When did you acquire such taste for luxuries?

I’m convinced that fully 75% of engineering effort in Silicon Valley is exactly this kind of testing. At least it is in my company, and we get people from all the big names, and none of them think it’s weird. Sometimes I wonder if I’m insane.


If you want to contribute unit tests, I believe that Linus would be open to the idea. For example, there are a bunch of internal APIs: linked lists come to mind. If you wrote unit tests for an internal API, he might accept it. I would start very small -- one .c file with no more than 20 unit tests -- to gauge if there is interest from the community. It seems like a nice gateway to get junior developers (university-level students) in the kernel development. Reading open source mailing lists, I have learned that the best way to "break-in" is a tiny code change that is well-tested. It is hard to reject this type of submission. Be unopinionated, but competant in your submission, and they will be open-minded.


> ... there are a bunch of internal APIs: linked lists come to mind.

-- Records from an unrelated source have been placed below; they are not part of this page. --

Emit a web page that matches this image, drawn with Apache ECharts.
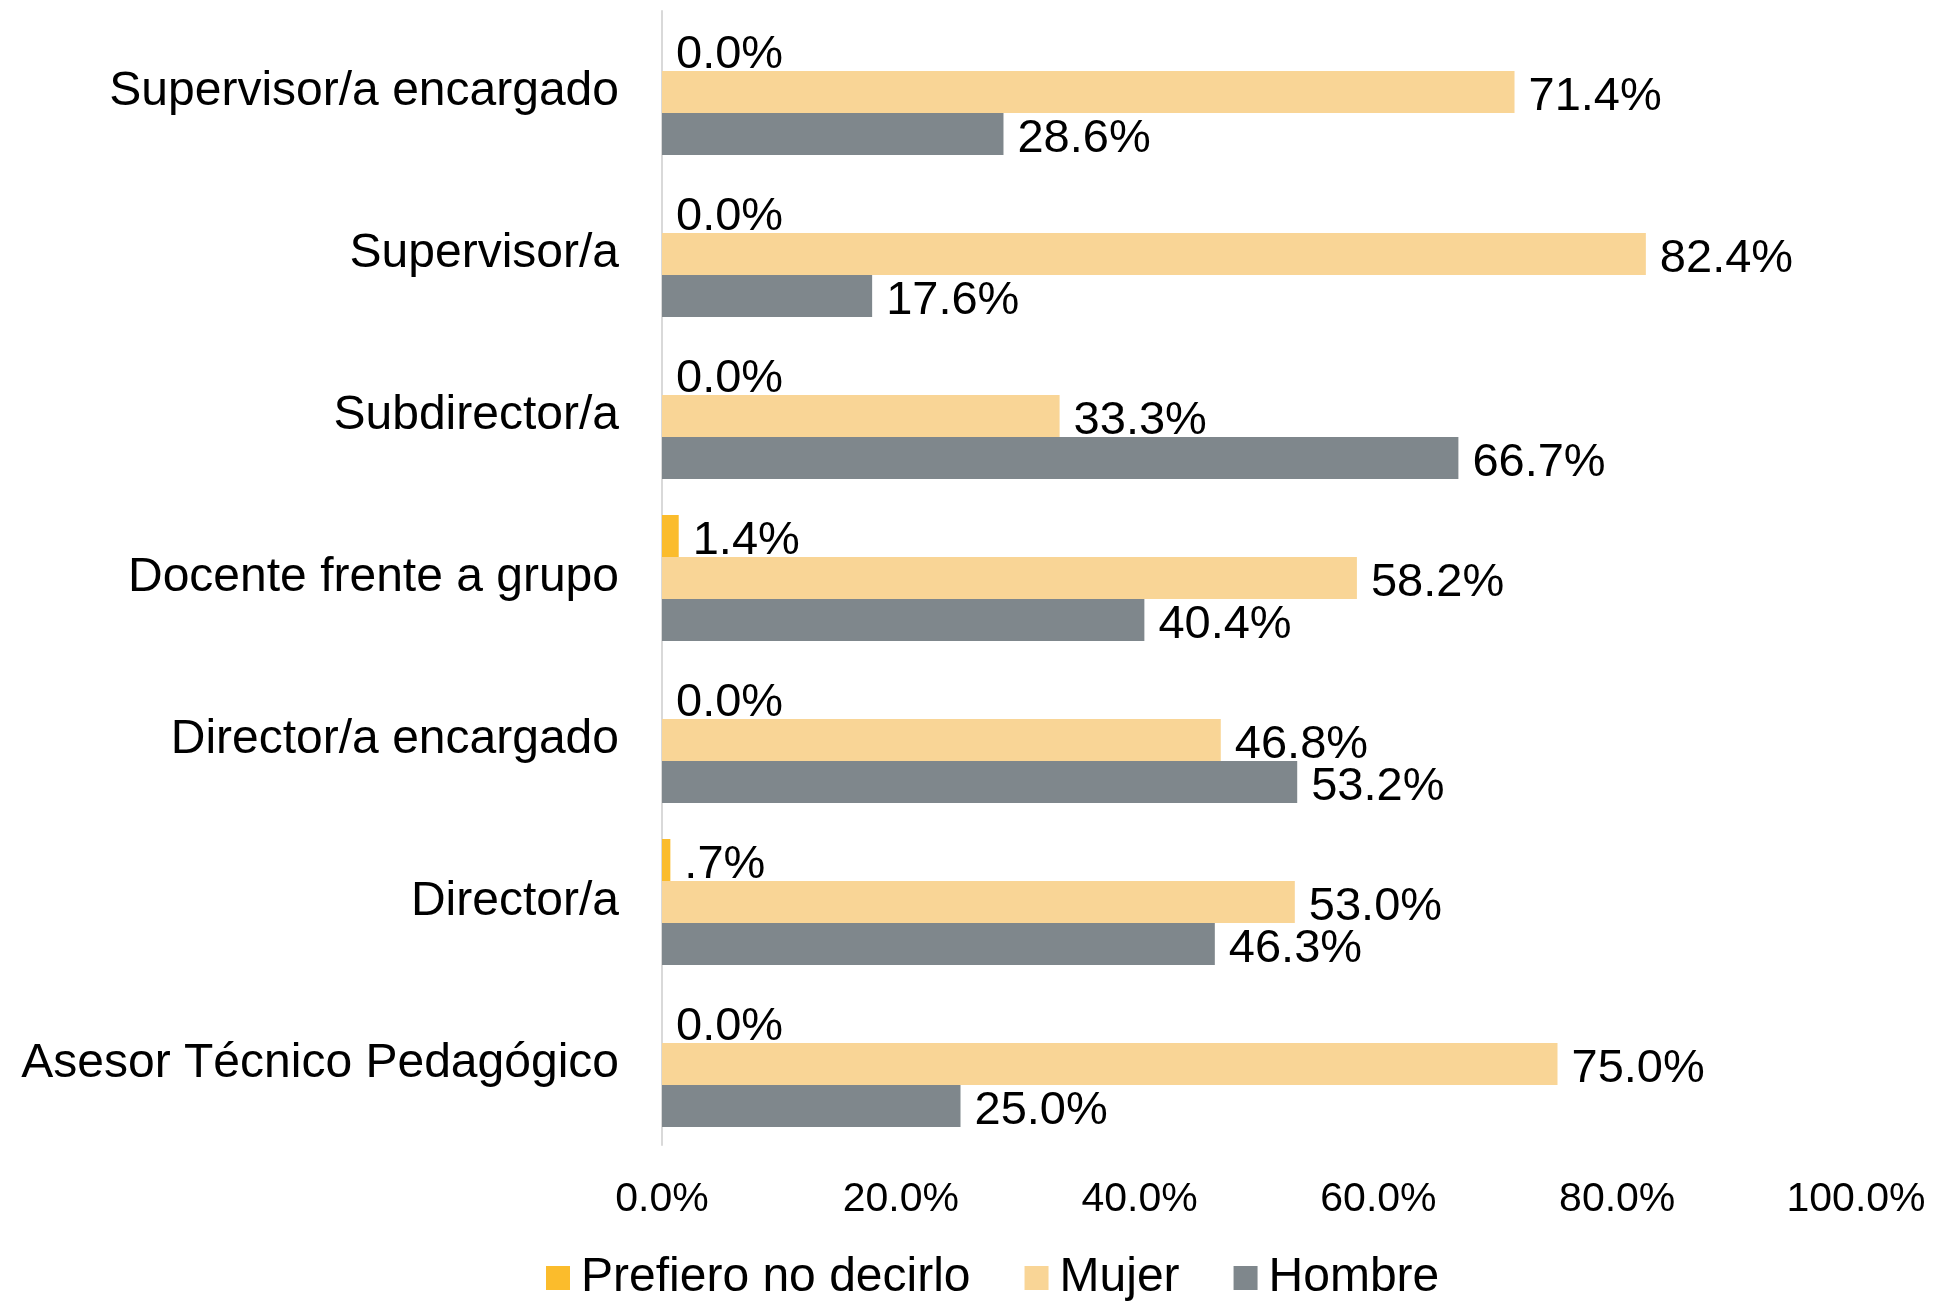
<!DOCTYPE html>
<html>
<head>
<meta charset="utf-8">
<script src="https://cdn.jsdelivr.net/npm/echarts@6/dist/echarts.min.js"></script>
<style>
  html, body { margin: 0; padding: 0; background: #fff; }
  #chart { width: 1935px; height: 1301px; }
</style>
</head>
<body>
<div id="chart"></div>
<script>
// top to bottom as shown
const categories = ['Supervisor/a encargado', 'Supervisor/a', 'Subdirector/a', 'Docente frente a grupo', 'Director/a encargado', 'Director/a', 'Asesor Técnico Pedagógico']
const prefiero = [0, 0, 0, 1.4, 0, 0.7, 0]
const mujer = [71.4, 82.4, 33.3, 58.2, 46.8, 53.0, 75.0]
const hombre = [28.6, 17.6, 66.7, 40.4, 53.2, 46.3, 25.0]
const seriesNames = ['Prefiero no decirlo', 'Mujer', 'Hombre']
const colors = ['#FBBC2C', '#F9D596', '#7F878C']

const font = "'Liberation Sans', Arial, sans-serif"

const fmtPct = v => {
  let s = v.toFixed(1)
  if (v > 0 && v < 1) s = s.replace(/^0/, '')
  return s + '%'
}

const mkSeries = (name, data, color) => ({
  name,
  type: 'bar',
  data,
  barWidth: 42,
  barGap: '0%',
  itemStyle: { color },
  label: {
    show: true,
    position: 'right',
    distance: 14,
    offset: [0, 5],
    color: '#000',
    fontSize: 47,
    fontFamily: font,
    formatter: p => fmtPct(p.value)
  }
})

const chart = echarts.init(document.getElementById('chart'))
chart.setOption({
  animation: false,
  textStyle: { fontFamily: font },
  color: colors,
  grid: { left: 662, right: 79, top: 11, bottom: 156, containLabel: false },
  legend: {
    data: seriesNames,
    bottom: -6,
    left: 541,
    itemWidth: 24,
    itemHeight: 24,
    itemGap: 54,
    icon: 'rect',
    textStyle: { fontSize: 48, color: '#000', fontFamily: font, padding: [0, 0, 0, 6] }
  },
  xAxis: {
    type: 'value',
    min: 0,
    max: 100,
    interval: 20,
    axisLine: { show: false },
    axisTick: { show: false },
    splitLine: { show: false },
    axisLabel: { fontSize: 41, color: '#000', margin: 34, formatter: v => v.toFixed(1) + '%' }
  },
  yAxis: {
    type: 'category',
    data: categories,
    inverse: true,
    axisLine: { show: true, lineStyle: { color: '#D9D9D9', width: 2 } },
    axisTick: { show: false },
    axisLabel: { fontSize: 48, color: '#000', margin: 43 }
  },
  series: [
    mkSeries(seriesNames[0], prefiero, colors[0]),
    mkSeries(seriesNames[1], mujer, colors[1]),
    mkSeries(seriesNames[2], hombre, colors[2])
  ]
})
</script>
</body>
</html>
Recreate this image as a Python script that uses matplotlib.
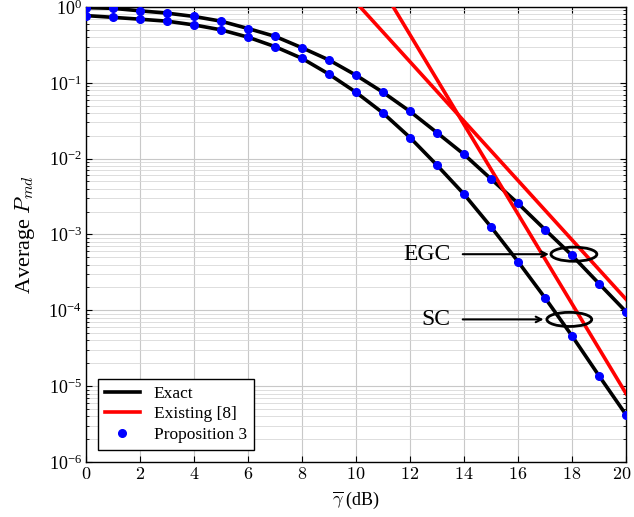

Those already have unit tests:

https://github.com/torvalds/linux/blob/master/lib/list-test....

using an existing in-kernel test framework no less.

If you step up into the 'lib' directory (containing generic in-kernel utility code) you might notice that there are a whole bunch of C files already that have an "_test" suffix in their name (or "_kunit").


> If you want to contribute unit tests, I believe that Linus would be open to the idea.

Not saying this is not true but has Linus stated this anywhere?

Because once unit tests have been introduced, the question becomes: Who / what executes those unit tests? Who makes sure no one breaks them? You basically need CI pipelines and infrastructure and suddenly the tiny code change is not so tiny anymore.


You can also run them yourself and just submit bug reports. You don’t need anyone’s permission to do that.



If I understand correctly the documentation, this was implemented fairly recently, which would explain why I missed it the last time I researched this topic. Nice to see progress on a framework unit testing in the kernel!!



Anyone ever used for non-kernel work? (Is that even possible?)


I just love threads that start with "why don't they do X ?", followed by dozens of comments explaining why "X is useless, they would never bother doing it, and you should not either", followed by "maybe you should try doing X, who knows", before someone mentions, "hum, well, actually they have been doing it for a few years now" - and that point _not_ being the end of the conversation.

Fontenelle, golden tooth, etc..


Personally, I am a fan of meta comments ranting about comments explaining why X is useless.


Feels like HN comment sections are like seeing all the thoughts a brain can come up with on a subject written out in parallel, including the dead-ends and false-starts and "on second thought"s. Normally a person only continues thinking the resulting two or three most compelling thoughts, and only says one of them out loud, but on here you get to see the whole process.


There are tests, they're mainly just out of tree, focused on integration rather than unit, and very decentralized. You'll get nastygrams on lkml if you break them.

Here's one prominent example: https://github.com/linux-test-project/ltp


I think the comment about race conditions is spot on.

A while, back on hacker news, there was an article about a company developing a database. Their entire testing methodology came down to producing a deterministic kernel and thread scheduler. This allowed them to simulate every possible permutation of their concurrent code in scientifically speaking reproducible manner.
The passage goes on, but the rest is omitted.